[Short problem] Give back exactly the lines from the beginning of the listing below to the line holding "groundChicken, groundTurkey, turkeyCarcass];", both ends included; the pictures stay out.

[Task data]
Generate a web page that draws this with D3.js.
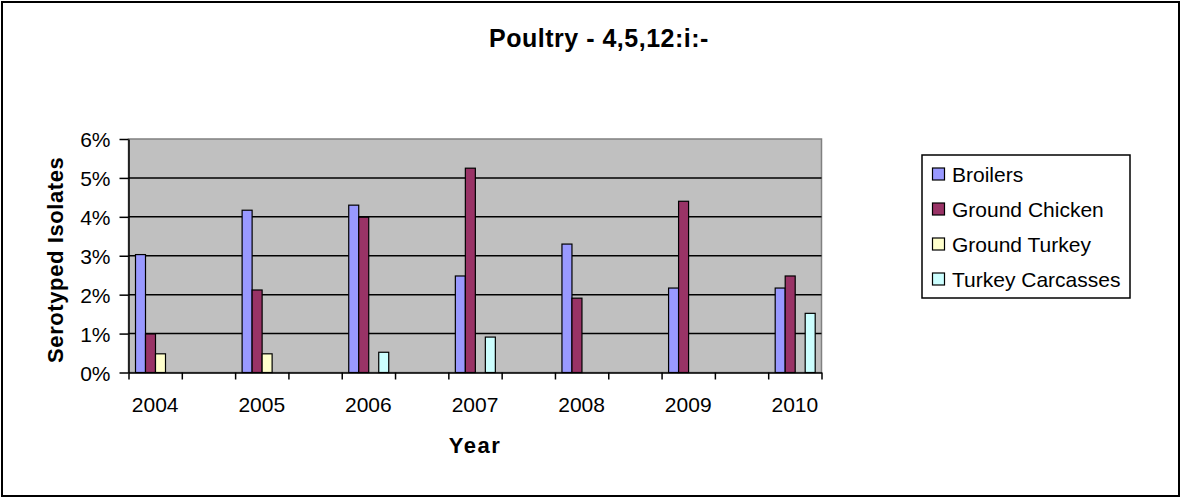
<!DOCTYPE html>
<html>
<head>
<meta charset="utf-8">
<script src="https://cdn.jsdelivr.net/npm/d3@7/dist/d3.min.js"></script>
<style>
  html, body { margin: 0; padding: 0; background: #fff; }
  svg text { font-family: "Liberation Sans", Arial, Helvetica, sans-serif; fill: #000; }
</style>
</head>
<body>
<svg id="chart" width="1182" height="499"></svg>
<script>
// ---- data ----
const title = "Poultry - 4,5,12:i:-";
const xTitle = "Year";
const yTitle = "Serotyped Isolates";
// category slots along the axis (labels every other slot)
const slots = ["2004", "", "2005", "", "2006", "", "2007", "", "2008", "", "2009", "", "2010"];
const years = ["2004", "2005", "2006", "2007", "2008", "2009", "2010"];
const seriesNames = ["Broilers", "Ground Chicken", "Ground Turkey", "Turkey Carcasses"];
const broilers       = [0.0303, 0.0417, 0.0430, 0.0248, 0.0330, 0.0217, 0.0217];
const groundChicken  = [0.0099, 0.0212, 0.0399, 0.0525, 0.0191, 0.0440, 0.0248];
const groundTurkey   = [0.0048, 0.0048, 0,      0,      0,      0,      0     ];
const turkeyCarcass  = [0,      0,      0.0052, 0.0091, 0,      0,      0.0152];
const yTicks = [0, 0.01, 0.02, 0.03, 0.04, 0.05, 0.06];
const colors = ["#9999FF", "#993366", "#FFFFCC", "#CCFFFF"];

const seriesValues = [broilers, groundChicken, groundTurkey, turkeyCarcass];

// ---- layout ----
const svg = d3.select("#chart");
const plot = { left: 128.5, right: 821.5, top: 139, bottom: 372.5 };

svg.append("rect")
  .attr("x", 2).attr("y", 2).attr("width", 1177).attr("height", 494)
  .attr("fill", "#fff").attr("stroke", "#000").attr("stroke-width", 2);

const x = d3.scaleBand().domain(d3.range(slots.length)).range([plot.left, plot.right]).paddingInner(0).paddingOuter(0);
const x1 = d3.scaleBand().domain(seriesNames).range([7, 7 + 40]).padding(0);
const y = d3.scaleLinear().domain([0, 0.06]).range([plot.bottom, plot.top]);

// plot background
svg.append("rect")
  .attr("x", plot.left).attr("y", plot.top)
  .attr("width", plot.right - plot.left).attr("height", plot.bottom - plot.top)
  .attr("fill", "#C0C0C0").attr("stroke", "#808080").attr("stroke-width", 1.5);

// gridlines
svg.append("g").selectAll("line")
  .data(yTicks.filter(d => d > 0 && d < 0.06))
  .join("line")
  .attr("x1", plot.left).attr("x2", plot.right)
  .attr("y1", d => y(d)).attr("y2", d => y(d))
  .attr("stroke", "#000").attr("stroke-width", 1.5);

// bars
const barData = [];
years.forEach((yr, i) => {
  const slot = slots.indexOf(yr);
  seriesNames.forEach((s, j) => {
    const v = seriesValues[j][i];
    if (v > 0) barData.push({ slot, s, v, c: colors[j] });
  });
});
svg.append("g").selectAll("rect")
  .data(barData)
  .join("rect")
  .attr("x", d => x(d.slot) + x1(d.s))
  .attr("y", d => y(d.v))
  .attr("width", x1.bandwidth())
  .attr("height", d => y(0) - y(d.v))
  .attr("fill", d => d.c)
  .attr("stroke", "#000").attr("stroke-width", 1.2);

// y axis
const yAxis = svg.append("g")
  .attr("transform", `translate(${plot.left},0)`)
  .call(d3.axisLeft(y).tickValues(yTicks).tickFormat(d3.format(".0%")).tickSize(9).tickPadding(9).tickSizeOuter(0));
yAxis.selectAll("text").style("font-size", "21px").attr("dy", "0.36em");
yAxis.selectAll("line, path").attr("stroke", "#000").attr("stroke-width", 1.5);

// x axis: tick marks at slot boundaries
const xb = d3.scaleLinear().domain([0, slots.length]).range([plot.left, plot.right]);
const xAxis = svg.append("g")
  .attr("transform", `translate(0,${plot.bottom})`)
  .call(d3.axisBottom(xb).tickValues(d3.range(slots.length + 1)).tickFormat("").tickSize(7).tickSizeOuter(0));
xAxis.selectAll("line, path").attr("stroke", "#000").attr("stroke-width", 1.5);

// x labels at slot centers
svg.append("g").selectAll("text")
  .data(slots.map((s, i) => ({ s, i })).filter(d => d.s !== ""))
  .join("text")
  .attr("x", d => x(d.i) + x.bandwidth() / 2)
  .attr("y", 412)
  .attr("text-anchor", "middle")
  .style("font-size", "21px")
  .text(d => d.s);

// titles
svg.append("text")
  .attr("x", 599).attr("y", 47)
  .attr("text-anchor", "middle")
  .style("font-size", "25px").style("font-weight", "bold").style("letter-spacing", "0.5px")
  .text(title);

svg.append("text")
  .attr("x", (plot.left + plot.right) / 2).attr("y", 453)
  .attr("text-anchor", "middle")
  .style("font-size", "22px").style("font-weight", "bold").style("letter-spacing", "1.5px")
  .text(xTitle);

svg.append("text")
  .attr("transform", `translate(63,${(plot.top + plot.bottom) / 2 + 4}) rotate(-90)`)
  .attr("text-anchor", "middle")
  .style("font-size", "22px").style("font-weight", "bold").style("letter-spacing", "0.6px")
  .text(yTitle);

// legend
const lg = svg.append("g");
lg.append("rect")
  .attr("x", 922).attr("y", 155).attr("width", 208).attr("height", 143)
  .attr("fill", "#fff").attr("stroke", "#000").attr("stroke-width", 1.5);
const items = lg.selectAll("g.item")
  .data(seriesNames.map((s, i) => ({ s, c: colors[i], i })))
  .join("g").attr("class", "item")
  .attr("transform", d => `translate(0,${174 + d.i * 35})`);
items.append("rect")
  .attr("x", 932.5).attr("y", -6).attr("width", 12).attr("height", 12)
  .attr("fill", d => d.c).attr("stroke", "#000").attr("stroke-width", 1.2);
items.append("text")
  .attr("x", 952).attr("y", 7.5)
  .style("font-size", "21px")
  .text(d => d.s);
</script>
</body>
</html>
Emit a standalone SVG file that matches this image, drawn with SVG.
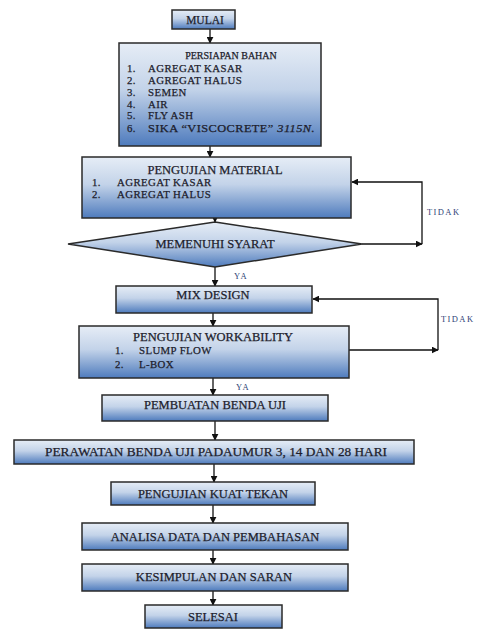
<svg xmlns="http://www.w3.org/2000/svg" width="481" height="629" viewBox="0 0 481 629">
<defs>
<linearGradient id="g" x1="0" y1="0" x2="0" y2="1">
<stop offset="0" stop-color="#e6edf6"/>
<stop offset="0.45" stop-color="#c3d3e9"/>
<stop offset="1" stop-color="#4e7bbd"/>
</linearGradient>
<marker id="ah" viewBox="0 0 10 10" refX="9" refY="5" markerWidth="7" markerHeight="7" markerUnits="userSpaceOnUse" orient="auto">
<path d="M0,0 L10,5 L0,10 z" fill="#111"/>
</marker>
</defs>
<style>
.box{fill:url(#g);stroke:#2a2a2a;stroke-width:1.5}
.t{font-family:"Liberation Serif","Times New Roman",serif;font-size:12.5px;fill:#1d1d2c;stroke:#1d1d2c;stroke-width:0.25}
.s{font-size:10px}
.li{font-size:10.8px;letter-spacing:0.4px}
.c{text-anchor:middle}
.lbl{font-family:"Liberation Serif","Times New Roman",serif;font-size:8.5px;letter-spacing:1.4px;fill:#2f3f78}
.ln{fill:none;stroke:#111;stroke-width:1.3}
</style>
<rect width="481" height="629" fill="#ffffff"/>
<g id="connectors">
<line class="ln" x1="210" y1="29" x2="210" y2="43" marker-end="url(#ah)"/>
<line class="ln" x1="210" y1="146" x2="210" y2="157" marker-end="url(#ah)"/>
<line class="ln" x1="215" y1="218" x2="215" y2="222" marker-end="url(#ah)"/>
<line class="ln" x1="362" y1="244" x2="422" y2="244" marker-end="url(#ah)"/>
<polyline class="ln" points="422,244 422,182 352,182" marker-end="url(#ah)"/>
<line class="ln" x1="215" y1="267" x2="215" y2="286" marker-end="url(#ah)"/>
<line class="ln" x1="213" y1="313" x2="213" y2="326" marker-end="url(#ah)"/>
<line class="ln" x1="347" y1="350" x2="438" y2="350" marker-end="url(#ah)"/>
<polyline class="ln" points="438,350 438,299 313,299" marker-end="url(#ah)"/>
<line class="ln" x1="213" y1="378" x2="213" y2="395" marker-end="url(#ah)"/>
<line class="ln" x1="215" y1="421" x2="215" y2="440" marker-end="url(#ah)"/>
<line class="ln" x1="214" y1="464" x2="214" y2="482" marker-end="url(#ah)"/>
<line class="ln" x1="213" y1="505" x2="213" y2="523" marker-end="url(#ah)"/>
<line class="ln" x1="213" y1="550" x2="213" y2="564" marker-end="url(#ah)"/>
<line class="ln" x1="213" y1="591" x2="213" y2="605" marker-end="url(#ah)"/>
<text class="lbl" x="427" y="215">TIDAK</text>
<text class="lbl" x="441" y="322">TIDAK</text>
<text class="lbl" x="234" y="279">YA</text>
<text class="lbl" x="236" y="390">YA</text>
</g>
<g id="mulai">
<rect class="box" x="172" y="10" width="63" height="19"/>
<text class="t c" x="205" y="23.5" style="font-size:11.5px">MULAI</text>
</g>
<g id="persiapan">
<rect class="box" x="119" y="43" width="202" height="103"/>
<text class="t s c" x="231" y="59">PERSIAPAN BAHAN</text>
<text class="t li" x="127" y="72">1.</text><text class="t li" x="148" y="72">AGREGAT KASAR</text>
<text class="t li" x="127" y="84">2.</text><text class="t li" x="148" y="84">AGREGAT HALUS</text>
<text class="t li" x="127" y="96">3.</text><text class="t li" x="148" y="96">SEMEN</text>
<text class="t li" x="127" y="107.5">4.</text><text class="t li" x="148" y="107.5">AIR</text>
<text class="t li" x="127" y="119">5.</text><text class="t li" x="148" y="119">FLY ASH</text>
<text class="t li" x="127" y="132">6.</text><text class="t li" x="148" y="132" textLength="167" lengthAdjust="spacingAndGlyphs">SIKA “VISCOCRETE” <tspan font-style="italic">3115N.</tspan></text>
</g>
<g id="pengujian-material">
<rect class="box" x="82" y="157" width="269" height="61"/>
<text class="t c" x="215" y="174">PENGUJIAN MATERIAL</text>
<text class="t li" x="92" y="186">1.</text><text class="t li" x="117" y="186">AGREGAT KASAR</text>
<text class="t li" x="92" y="198">2.</text><text class="t li" x="117" y="198">AGREGAT HALUS</text>
</g>
<g id="memenuhi-syarat">
<polygon class="box" points="215,222 362,244 215,267 68,244"/>
<text class="t c" x="215" y="248">MEMENUHI SYARAT</text>
</g>
<g id="mix-design">
<rect class="box" x="116" y="286" width="196" height="27"/>
<text class="t c" x="213" y="299">MIX DESIGN</text>
</g>
<g id="pengujian-workability">
<rect class="box" x="79" y="326" width="270" height="52"/>
<text class="t c" x="213" y="341">PENGUJIAN WORKABILITY</text>
<text class="t li" x="115" y="354">1.</text><text class="t li" x="139" y="354">SLUMP FLOW</text>
<text class="t li" x="115" y="368">2.</text><text class="t li" x="139" y="368">L-BOX</text>
</g>
<g id="pembuatan">
<rect class="box" x="102" y="395" width="226" height="26"/>
<text class="t c" x="215" y="409">PEMBUATAN BENDA UJI</text>
</g>
<g id="perawatan">
<rect class="box" x="14" y="440" width="400" height="24"/>
<text class="t c" x="216" y="456" textLength="342" lengthAdjust="spacingAndGlyphs">PERAWATAN BENDA UJI PADAUMUR 3, 14 DAN 28 HARI</text>
</g>
<g id="kuat-tekan">
<rect class="box" x="111" y="482" width="204" height="23"/>
<text class="t c" x="213" y="498">PENGUJIAN KUAT TEKAN</text>
</g>
<g id="analisa">
<rect class="box" x="82" y="523" width="266" height="27"/>
<text class="t c" x="215" y="541">ANALISA DATA DAN PEMBAHASAN</text>
</g>
<g id="kesimpulan">
<rect class="box" x="82" y="564" width="266" height="27"/>
<text class="t c" x="214" y="581">KESIMPULAN DAN SARAN</text>
</g>
<g id="selesai">
<rect class="box" x="145" y="605" width="137" height="23"/>
<text class="t c" x="213" y="621">SELESAI</text>
</g>
</svg>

[Final answer]
Generate a web page that draws this with D3.js.
<!DOCTYPE html>
<html>
<head>
<meta charset="utf-8">
<script src="https://cdn.jsdelivr.net/npm/d3@7/dist/d3.min.js"></script>
<style>
  html, body { margin: 0; padding: 0; background: #fff; }
  svg text { font-family: "Liberation Sans", Arial, Helvetica, sans-serif; fill: #000; }
</style>
</head>
<body>
<svg id="chart" width="1182" height="499"></svg>
<script>
// ---- data ----
const title = "Poultry - 4,5,12:i:-";
const xTitle = "Year";
const yTitle = "Serotyped Isolates";
// category slots along the axis (labels every other slot)
const slots = ["2004", "", "2005", "", "2006", "", "2007", "", "2008", "", "2009", "", "2010"];
const years = ["2004", "2005", "2006", "2007", "2008", "2009", "2010"];
const seriesNames = ["Broilers", "Ground Chicken", "Ground Turkey", "Turkey Carcasses"];
const broilers       = [0.0303, 0.0417, 0.0430, 0.0248, 0.0330, 0.0217, 0.0217];
const groundChicken  = [0.0099, 0.0212, 0.0399, 0.0525, 0.0191, 0.0440, 0.0248];
const groundTurkey   = [0.0048, 0.0048, 0,      0,      0,      0,      0     ];
const turkeyCarcass  = [0,      0,      0.0052, 0.0091, 0,      0,      0.0152];
const yTicks = [0, 0.01, 0.02, 0.03, 0.04, 0.05, 0.06];
const colors = ["#9999FF", "#993366", "#FFFFCC", "#CCFFFF"];

const seriesValues = [broilers, groundChicken, groundTurkey, turkeyCarcass];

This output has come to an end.